Multilingual circuits

The paper confirmed both language-specific features, often near input/output, and more abstract language-agnostic features, often in middle layers. It was interesting that Haiku showed more language-agnostic representations than smaller models, suggesting this abstraction ability may correlate with capability. The interventions swapping the operation (antonym/synonym), operand (small/hot), or language itself worked well, showing modularity. The fact that intervention thresholds, like needing about 4x activation for the synonym swap, were consistent across languages for the same intervention supports the idea that they were manipulating genuinely multilingual features. It makes you wonder if the model develops a kind of internal “interlingua” or just learns very robust cross-lingual mappings.

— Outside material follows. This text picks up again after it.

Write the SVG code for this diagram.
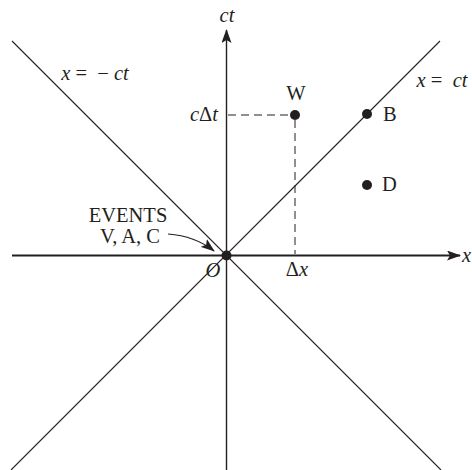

Addition and lookup tables

The way the model performs addition wasn’t through a standard algorithm but through learned heuristics and “lookup table” features. For example, a feature activates for inputs ending in 6 and 9, promoting outputs ending in 5. This reminded me of memorizing multiplication tables in elementary school; it seems the LLM found a similar strategy. The operand plots visualizing feature activations were clear. Also notable was the generalization: seeing a feature for _6 + _9 -> _5 activate correctly not just in calc: 36+59= but also in contexts like calculating citation years or filling spreadsheet values showed reuse of an abstract mechanism.

Entity recognition and hallucinations

The idea of a “default refusal” circuit that assumes unfamiliarity, which then gets inhibited by “known entity” features, like for “Michael Jordan”, gives a plausible mechanism for how models decide whether to answer or decline. It also explains some hallucinations: if a name like “Andrej Karpathy” is familiar enough to trigger the “known” features, the model might suppress its refusal even if it lacks the specific requested information, leading it to guess.

Jailbreaks

This was also interesting. The model didn’t initially refuse because the obfuscated input prevented it from “understanding” the request was for “BOMB” until it actually generated the word. It had to see itself write “BOMB” through one circuit before another circuit could flag it as problematic. Even then, the drive for grammatical coherence and completing its sentence delayed the refusal. It shows how different internal processes can compete, and how surface-level constraints like grammar or following instructions can temporarily override safety mechanisms.

Summary

The “On the Biology of a Large Language Model” paper gives a set of case studies showing how circuit tracing can reveal concrete mechanisms inside LLMs. It moves interpretability away from abstract discussion and toward specific computations.

The “biology” metaphor holds up well. We’re not reverse-engineering clean, human-designed code; we’re exploring a complex system that learned its strategies organically. The process feels like neuroscience: probing and mapping to understand function. The interventions, especially feature swapping, are like stimulating or lesioning specific brain regions to see the effect. It feels like we’re picking and probing a digital mind in its early stages.

One implication for me is practical data curation and model improvement. If these tools help us understand how a model represents concepts or performs reasoning steps, maybe we can identify which data points led to faulty or undesirable circuits. Imagine pinpointing data that causes a specific bias or a logical error reflected in the model’s internal structure. That could let engineers “massage the data” more intentionally, pruning harmful examples or adding data to reinforce useful circuits. Since machine learning depends so much on data quality, this could make data curation less of a guessing game.

The methods still have limitations: unexplained variance, complexity, and potential unfaithfulness. But they let us ask more detailed questions about how models arrive at their answers, which feels like the right direction if we want more reliable and controllable AI.